GOAL: Begin at the first line below and copy each line exactly, ending with the line where "const yTickValues = [18, 36.3, 54.6, 72.9, 91.2];" appears.

DATA SECTION:

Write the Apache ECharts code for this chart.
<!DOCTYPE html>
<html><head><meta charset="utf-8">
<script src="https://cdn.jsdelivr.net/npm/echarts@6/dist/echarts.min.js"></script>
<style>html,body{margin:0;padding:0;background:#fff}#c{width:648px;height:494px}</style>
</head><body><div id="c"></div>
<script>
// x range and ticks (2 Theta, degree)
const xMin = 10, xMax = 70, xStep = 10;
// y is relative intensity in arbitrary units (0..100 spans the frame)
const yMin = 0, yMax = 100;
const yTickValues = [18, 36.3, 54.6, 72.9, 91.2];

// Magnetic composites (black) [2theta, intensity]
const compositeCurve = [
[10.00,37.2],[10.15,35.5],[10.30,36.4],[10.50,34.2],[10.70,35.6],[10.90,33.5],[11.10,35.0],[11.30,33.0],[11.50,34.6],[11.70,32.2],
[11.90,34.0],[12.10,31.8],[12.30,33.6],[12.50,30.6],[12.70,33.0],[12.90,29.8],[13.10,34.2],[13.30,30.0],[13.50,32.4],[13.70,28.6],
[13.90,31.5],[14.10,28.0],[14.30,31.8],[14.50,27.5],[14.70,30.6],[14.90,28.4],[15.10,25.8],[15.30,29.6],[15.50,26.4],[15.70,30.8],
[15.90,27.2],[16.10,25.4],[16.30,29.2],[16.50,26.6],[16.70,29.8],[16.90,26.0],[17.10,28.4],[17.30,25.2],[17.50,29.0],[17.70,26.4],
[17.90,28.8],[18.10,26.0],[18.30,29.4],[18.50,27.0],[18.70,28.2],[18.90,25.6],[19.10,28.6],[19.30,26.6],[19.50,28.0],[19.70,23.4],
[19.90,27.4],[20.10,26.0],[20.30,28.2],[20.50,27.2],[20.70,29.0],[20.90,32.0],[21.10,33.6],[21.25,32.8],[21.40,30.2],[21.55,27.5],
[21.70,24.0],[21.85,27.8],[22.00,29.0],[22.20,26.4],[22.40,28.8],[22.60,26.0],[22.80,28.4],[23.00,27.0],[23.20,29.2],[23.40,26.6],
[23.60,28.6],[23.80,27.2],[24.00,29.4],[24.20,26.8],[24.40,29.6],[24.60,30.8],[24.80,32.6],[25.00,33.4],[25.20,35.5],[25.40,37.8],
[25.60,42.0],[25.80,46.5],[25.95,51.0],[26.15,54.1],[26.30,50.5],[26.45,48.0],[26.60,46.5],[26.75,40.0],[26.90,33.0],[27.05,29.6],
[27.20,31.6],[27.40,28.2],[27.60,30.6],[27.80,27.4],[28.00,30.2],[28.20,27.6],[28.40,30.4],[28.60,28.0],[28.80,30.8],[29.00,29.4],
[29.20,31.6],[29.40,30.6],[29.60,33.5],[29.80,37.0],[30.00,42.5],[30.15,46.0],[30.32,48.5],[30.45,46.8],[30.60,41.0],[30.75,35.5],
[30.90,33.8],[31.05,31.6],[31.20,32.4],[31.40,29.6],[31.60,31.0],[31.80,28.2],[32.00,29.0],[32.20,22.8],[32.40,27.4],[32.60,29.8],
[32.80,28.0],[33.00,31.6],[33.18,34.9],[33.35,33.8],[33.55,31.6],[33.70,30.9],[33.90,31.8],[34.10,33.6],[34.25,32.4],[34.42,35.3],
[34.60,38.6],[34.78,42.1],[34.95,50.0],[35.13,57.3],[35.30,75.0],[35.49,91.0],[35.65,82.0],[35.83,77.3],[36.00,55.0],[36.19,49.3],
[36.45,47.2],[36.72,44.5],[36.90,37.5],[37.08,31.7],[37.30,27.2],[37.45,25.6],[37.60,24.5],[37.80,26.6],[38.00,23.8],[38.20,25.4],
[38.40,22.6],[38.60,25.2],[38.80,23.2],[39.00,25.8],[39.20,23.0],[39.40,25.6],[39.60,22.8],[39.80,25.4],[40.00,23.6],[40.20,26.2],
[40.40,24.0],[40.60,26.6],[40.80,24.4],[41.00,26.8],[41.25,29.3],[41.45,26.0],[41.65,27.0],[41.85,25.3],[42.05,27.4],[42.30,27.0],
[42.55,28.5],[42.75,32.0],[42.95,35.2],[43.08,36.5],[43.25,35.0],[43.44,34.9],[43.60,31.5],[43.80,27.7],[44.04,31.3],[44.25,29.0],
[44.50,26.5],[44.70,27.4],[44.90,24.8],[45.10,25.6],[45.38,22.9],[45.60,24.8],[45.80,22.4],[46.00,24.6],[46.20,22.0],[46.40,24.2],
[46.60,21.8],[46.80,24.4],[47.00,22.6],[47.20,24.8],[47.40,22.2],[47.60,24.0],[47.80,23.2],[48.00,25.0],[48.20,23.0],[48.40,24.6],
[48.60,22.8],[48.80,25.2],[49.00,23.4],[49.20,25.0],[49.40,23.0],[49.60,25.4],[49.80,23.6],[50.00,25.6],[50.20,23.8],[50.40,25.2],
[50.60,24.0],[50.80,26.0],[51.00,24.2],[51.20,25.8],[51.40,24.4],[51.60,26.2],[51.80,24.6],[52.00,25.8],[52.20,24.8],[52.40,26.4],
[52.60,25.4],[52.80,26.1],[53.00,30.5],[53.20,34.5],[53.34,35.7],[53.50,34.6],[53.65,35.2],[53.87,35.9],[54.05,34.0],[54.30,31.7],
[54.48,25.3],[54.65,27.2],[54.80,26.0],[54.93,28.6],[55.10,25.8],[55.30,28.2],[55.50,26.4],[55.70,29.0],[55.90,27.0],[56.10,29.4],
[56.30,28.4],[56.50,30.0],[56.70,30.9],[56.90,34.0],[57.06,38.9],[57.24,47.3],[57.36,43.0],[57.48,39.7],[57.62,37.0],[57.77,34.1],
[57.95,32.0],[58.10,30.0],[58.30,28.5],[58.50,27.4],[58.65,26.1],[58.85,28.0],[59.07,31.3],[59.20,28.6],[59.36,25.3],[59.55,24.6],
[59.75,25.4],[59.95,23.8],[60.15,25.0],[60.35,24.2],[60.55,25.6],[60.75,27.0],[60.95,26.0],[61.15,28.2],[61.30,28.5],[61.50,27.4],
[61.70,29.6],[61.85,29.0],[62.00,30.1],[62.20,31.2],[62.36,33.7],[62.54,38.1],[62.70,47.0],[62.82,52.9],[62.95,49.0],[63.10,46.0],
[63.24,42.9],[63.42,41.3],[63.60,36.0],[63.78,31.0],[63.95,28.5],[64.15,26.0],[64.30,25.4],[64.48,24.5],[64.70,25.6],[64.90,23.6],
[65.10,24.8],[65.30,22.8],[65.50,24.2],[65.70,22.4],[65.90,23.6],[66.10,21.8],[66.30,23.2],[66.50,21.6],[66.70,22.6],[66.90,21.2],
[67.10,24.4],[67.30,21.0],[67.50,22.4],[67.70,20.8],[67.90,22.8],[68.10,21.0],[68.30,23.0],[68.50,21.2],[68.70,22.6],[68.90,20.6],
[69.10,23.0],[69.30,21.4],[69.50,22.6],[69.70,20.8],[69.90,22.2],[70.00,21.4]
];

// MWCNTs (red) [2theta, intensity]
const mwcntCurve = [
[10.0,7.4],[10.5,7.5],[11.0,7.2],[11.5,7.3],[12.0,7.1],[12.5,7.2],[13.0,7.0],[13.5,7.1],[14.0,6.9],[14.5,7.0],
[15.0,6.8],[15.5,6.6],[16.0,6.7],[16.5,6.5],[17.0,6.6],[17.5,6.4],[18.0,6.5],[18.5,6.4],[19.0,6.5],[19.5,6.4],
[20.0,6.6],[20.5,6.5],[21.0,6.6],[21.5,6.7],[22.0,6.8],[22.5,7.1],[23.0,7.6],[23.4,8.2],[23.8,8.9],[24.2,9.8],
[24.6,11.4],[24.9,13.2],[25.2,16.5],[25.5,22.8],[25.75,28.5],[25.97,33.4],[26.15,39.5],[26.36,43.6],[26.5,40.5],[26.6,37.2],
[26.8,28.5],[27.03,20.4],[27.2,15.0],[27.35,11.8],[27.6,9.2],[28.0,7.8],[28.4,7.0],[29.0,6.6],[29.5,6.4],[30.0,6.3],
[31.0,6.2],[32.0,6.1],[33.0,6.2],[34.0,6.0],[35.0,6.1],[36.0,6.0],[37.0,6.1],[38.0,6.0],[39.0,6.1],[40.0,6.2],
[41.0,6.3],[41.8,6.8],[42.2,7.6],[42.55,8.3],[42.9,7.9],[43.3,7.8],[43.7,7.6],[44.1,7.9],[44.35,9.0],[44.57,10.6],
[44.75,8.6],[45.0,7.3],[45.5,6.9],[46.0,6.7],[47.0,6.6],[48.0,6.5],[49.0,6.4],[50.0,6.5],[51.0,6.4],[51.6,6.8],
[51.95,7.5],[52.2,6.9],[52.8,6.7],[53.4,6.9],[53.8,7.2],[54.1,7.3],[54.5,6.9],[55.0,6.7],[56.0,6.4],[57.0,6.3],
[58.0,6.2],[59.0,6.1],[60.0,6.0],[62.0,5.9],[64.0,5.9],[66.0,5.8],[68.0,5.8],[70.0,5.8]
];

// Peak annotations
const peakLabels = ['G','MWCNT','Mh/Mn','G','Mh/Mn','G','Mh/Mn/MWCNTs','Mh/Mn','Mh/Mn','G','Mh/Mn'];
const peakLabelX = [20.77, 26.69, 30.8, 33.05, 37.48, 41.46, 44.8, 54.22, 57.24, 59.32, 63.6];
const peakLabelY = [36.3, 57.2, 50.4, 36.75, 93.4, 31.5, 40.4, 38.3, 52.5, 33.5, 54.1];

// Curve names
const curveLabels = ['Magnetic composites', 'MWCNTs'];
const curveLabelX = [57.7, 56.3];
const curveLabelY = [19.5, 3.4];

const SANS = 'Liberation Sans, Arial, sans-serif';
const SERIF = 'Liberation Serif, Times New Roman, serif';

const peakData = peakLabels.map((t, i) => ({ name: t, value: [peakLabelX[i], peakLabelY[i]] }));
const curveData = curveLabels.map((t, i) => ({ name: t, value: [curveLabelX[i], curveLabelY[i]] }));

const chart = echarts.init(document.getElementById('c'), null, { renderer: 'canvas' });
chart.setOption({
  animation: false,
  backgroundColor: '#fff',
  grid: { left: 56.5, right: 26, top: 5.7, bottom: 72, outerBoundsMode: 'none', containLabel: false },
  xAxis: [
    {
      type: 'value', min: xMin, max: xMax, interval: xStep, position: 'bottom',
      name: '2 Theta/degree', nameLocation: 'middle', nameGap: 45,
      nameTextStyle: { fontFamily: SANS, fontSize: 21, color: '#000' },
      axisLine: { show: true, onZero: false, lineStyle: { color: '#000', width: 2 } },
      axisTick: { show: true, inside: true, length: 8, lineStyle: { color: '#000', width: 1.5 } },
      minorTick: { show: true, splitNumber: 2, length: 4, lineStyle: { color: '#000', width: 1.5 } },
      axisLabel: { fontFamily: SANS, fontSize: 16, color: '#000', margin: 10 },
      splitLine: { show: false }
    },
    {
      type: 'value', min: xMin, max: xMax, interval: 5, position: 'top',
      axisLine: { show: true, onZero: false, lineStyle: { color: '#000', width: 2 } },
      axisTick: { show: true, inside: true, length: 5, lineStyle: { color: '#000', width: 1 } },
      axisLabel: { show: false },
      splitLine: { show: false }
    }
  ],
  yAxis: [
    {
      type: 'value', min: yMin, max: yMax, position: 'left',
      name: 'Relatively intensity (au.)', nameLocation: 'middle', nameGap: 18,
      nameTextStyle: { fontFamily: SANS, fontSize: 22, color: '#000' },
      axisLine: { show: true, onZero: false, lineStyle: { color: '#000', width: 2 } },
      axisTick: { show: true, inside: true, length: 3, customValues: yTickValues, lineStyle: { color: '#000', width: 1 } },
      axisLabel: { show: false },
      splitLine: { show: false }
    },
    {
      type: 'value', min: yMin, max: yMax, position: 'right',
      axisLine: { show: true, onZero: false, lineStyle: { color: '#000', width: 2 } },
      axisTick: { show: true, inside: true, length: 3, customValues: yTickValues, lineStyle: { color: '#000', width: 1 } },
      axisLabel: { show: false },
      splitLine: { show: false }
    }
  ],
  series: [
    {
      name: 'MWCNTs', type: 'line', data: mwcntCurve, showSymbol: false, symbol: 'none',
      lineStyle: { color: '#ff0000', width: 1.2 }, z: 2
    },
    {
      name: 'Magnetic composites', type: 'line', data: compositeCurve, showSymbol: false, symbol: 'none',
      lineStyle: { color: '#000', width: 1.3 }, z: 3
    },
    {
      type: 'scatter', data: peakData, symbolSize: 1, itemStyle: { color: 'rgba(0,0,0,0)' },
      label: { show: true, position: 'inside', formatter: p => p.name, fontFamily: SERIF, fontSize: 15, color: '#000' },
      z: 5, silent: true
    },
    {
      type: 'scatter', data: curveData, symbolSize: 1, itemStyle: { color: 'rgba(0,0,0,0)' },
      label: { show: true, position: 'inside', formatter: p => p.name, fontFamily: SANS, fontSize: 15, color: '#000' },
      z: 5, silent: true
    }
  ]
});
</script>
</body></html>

THE SOLUTION:
Write the Apache ECharts code for this chart.
<!DOCTYPE html>
<html><head><meta charset="utf-8">
<script src="https://cdn.jsdelivr.net/npm/echarts@6/dist/echarts.min.js"></script>
<style>html,body{margin:0;padding:0;background:#fff}#c{width:648px;height:494px}</style>
</head><body><div id="c"></div>
<script>
// x range and ticks (2 Theta, degree)
const xMin = 10, xMax = 70, xStep = 10;
// y is relative intensity in arbitrary units (0..100 spans the frame)
const yMin = 0, yMax = 100;
const yTickValues = [18, 36.3, 54.6, 72.9, 91.2];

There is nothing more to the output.